>>>>>

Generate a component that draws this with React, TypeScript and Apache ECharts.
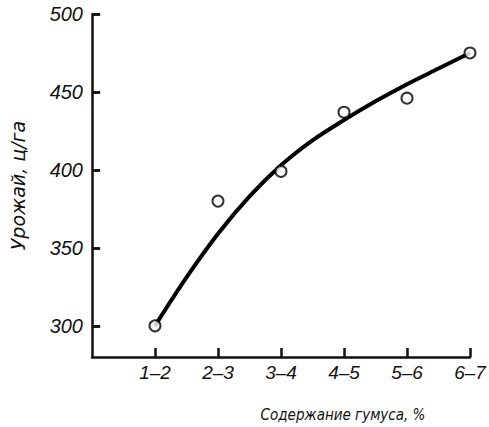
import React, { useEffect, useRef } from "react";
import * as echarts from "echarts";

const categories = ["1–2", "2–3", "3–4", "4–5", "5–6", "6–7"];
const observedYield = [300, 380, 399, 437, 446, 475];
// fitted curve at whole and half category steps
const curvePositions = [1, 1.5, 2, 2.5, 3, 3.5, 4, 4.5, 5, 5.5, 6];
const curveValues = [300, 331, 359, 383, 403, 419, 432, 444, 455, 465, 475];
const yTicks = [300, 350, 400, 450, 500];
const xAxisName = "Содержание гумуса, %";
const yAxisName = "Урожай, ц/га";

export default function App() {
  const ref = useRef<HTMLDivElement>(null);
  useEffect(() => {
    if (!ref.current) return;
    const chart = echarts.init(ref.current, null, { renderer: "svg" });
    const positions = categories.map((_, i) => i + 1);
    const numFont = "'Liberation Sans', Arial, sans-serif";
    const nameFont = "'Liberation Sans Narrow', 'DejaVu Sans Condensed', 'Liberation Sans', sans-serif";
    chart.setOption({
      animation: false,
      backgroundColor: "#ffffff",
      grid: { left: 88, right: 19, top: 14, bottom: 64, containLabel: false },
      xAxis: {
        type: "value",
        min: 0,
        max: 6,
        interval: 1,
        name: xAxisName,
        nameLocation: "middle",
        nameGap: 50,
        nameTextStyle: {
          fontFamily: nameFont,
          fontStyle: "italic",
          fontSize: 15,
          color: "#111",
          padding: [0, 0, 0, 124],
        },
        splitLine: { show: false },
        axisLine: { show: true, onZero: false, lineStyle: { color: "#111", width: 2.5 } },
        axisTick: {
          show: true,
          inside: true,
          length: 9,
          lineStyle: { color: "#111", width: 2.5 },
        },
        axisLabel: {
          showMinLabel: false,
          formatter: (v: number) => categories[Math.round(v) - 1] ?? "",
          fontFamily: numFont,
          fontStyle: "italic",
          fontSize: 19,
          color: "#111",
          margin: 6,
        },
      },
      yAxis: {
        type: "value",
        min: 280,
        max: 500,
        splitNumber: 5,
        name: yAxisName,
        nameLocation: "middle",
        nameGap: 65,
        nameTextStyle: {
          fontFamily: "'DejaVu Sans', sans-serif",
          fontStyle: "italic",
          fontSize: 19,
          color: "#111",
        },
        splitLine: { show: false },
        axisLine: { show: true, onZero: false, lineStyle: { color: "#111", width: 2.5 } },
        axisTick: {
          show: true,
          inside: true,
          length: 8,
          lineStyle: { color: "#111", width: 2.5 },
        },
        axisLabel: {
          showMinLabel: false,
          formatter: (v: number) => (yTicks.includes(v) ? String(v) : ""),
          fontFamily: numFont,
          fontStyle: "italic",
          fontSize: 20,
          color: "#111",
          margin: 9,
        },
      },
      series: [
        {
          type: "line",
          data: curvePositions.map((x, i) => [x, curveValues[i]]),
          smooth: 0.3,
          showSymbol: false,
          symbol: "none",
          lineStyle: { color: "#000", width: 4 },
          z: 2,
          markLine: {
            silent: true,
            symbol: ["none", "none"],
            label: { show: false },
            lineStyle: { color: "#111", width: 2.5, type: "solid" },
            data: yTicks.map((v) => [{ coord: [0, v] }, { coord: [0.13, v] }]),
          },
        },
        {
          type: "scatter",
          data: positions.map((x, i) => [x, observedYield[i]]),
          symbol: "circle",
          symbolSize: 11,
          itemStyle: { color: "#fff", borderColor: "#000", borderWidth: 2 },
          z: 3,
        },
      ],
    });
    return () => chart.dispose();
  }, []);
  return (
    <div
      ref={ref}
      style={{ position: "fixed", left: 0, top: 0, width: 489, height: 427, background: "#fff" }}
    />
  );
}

<<<<<

● **WORK TO DO**: Write out the listing above again, exactly, but with no pictures in the copy.

● **SOLVED EXERCISE**:
Generate a component that draws this with React, TypeScript and Apache ECharts.
import React, { useEffect, useRef } from "react";
import * as echarts from "echarts";

const categories = ["1–2", "2–3", "3–4", "4–5", "5–6", "6–7"];
const observedYield = [300, 380, 399, 437, 446, 475];
// fitted curve at whole and half category steps
const curvePositions = [1, 1.5, 2, 2.5, 3, 3.5, 4, 4.5, 5, 5.5, 6];
const curveValues = [300, 331, 359, 383, 403, 419, 432, 444, 455, 465, 475];
const yTicks = [300, 350, 400, 450, 500];
const xAxisName = "Содержание гумуса, %";
const yAxisName = "Урожай, ц/га";

export default function App() {
  const ref = useRef<HTMLDivElement>(null);
  useEffect(() => {
    if (!ref.current) return;
    const chart = echarts.init(ref.current, null, { renderer: "svg" });
    const positions = categories.map((_, i) => i + 1);
    const numFont = "'Liberation Sans', Arial, sans-serif";
    const nameFont = "'Liberation Sans Narrow', 'DejaVu Sans Condensed', 'Liberation Sans', sans-serif";
    chart.setOption({
      animation: false,
      backgroundColor: "#ffffff",
      grid: { left: 88, right: 19, top: 14, bottom: 64, containLabel: false },
      xAxis: {
        type: "value",
        min: 0,
        max: 6,
        interval: 1,
        name: xAxisName,
        nameLocation: "middle",
        nameGap: 50,
        nameTextStyle: {
          fontFamily: nameFont,
          fontStyle: "italic",
          fontSize: 15,
          color: "#111",
          padding: [0, 0, 0, 124],
        },
        splitLine: { show: false },
        axisLine: { show: true, onZero: false, lineStyle: { color: "#111", width: 2.5 } },
        axisTick: {
          show: true,
          inside: true,
          length: 9,
          lineStyle: { color: "#111", width: 2.5 },
        },
        axisLabel: {
          showMinLabel: false,
          formatter: (v: number) => categories[Math.round(v) - 1] ?? "",
          fontFamily: numFont,
          fontStyle: "italic",
          fontSize: 19,
          color: "#111",
          margin: 6,
        },
      },
      yAxis: {
        type: "value",
        min: 280,
        max: 500,
        splitNumber: 5,
        name: yAxisName,
        nameLocation: "middle",
        nameGap: 65,
        nameTextStyle: {
          fontFamily: "'DejaVu Sans', sans-serif",
          fontStyle: "italic",
          fontSize: 19,
          color: "#111",
        },
        splitLine: { show: false },
        axisLine: { show: true, onZero: false, lineStyle: { color: "#111", width: 2.5 } },
        axisTick: {
          show: true,
          inside: true,
          length: 8,
          lineStyle: { color: "#111", width: 2.5 },
        },
        axisLabel: {
          showMinLabel: false,
          formatter: (v: number) => (yTicks.includes(v) ? String(v) : ""),
          fontFamily: numFont,
          fontStyle: "italic",
          fontSize: 20,
          color: "#111",
          margin: 9,
        },
      },
      series: [
        {
          type: "line",
          data: curvePositions.map((x, i) => [x, curveValues[i]]),
          smooth: 0.3,
          showSymbol: false,
          symbol: "none",
          lineStyle: { color: "#000", width: 4 },
          z: 2,
          markLine: {
            silent: true,
            symbol: ["none", "none"],
            label: { show: false },
            lineStyle: { color: "#111", width: 2.5, type: "solid" },
            data: yTicks.map((v) => [{ coord: [0, v] }, { coord: [0.13, v] }]),
          },
        },
        {
          type: "scatter",
          data: positions.map((x, i) => [x, observedYield[i]]),
          symbol: "circle",
          symbolSize: 11,
          itemStyle: { color: "#fff", borderColor: "#000", borderWidth: 2 },
          z: 3,
        },
      ],
    });
    return () => chart.dispose();
  }, []);
  return (
    <div
      ref={ref}
      style={{ position: "fixed", left: 0, top: 0, width: 489, height: 427, background: "#fff" }}
    />
  );
}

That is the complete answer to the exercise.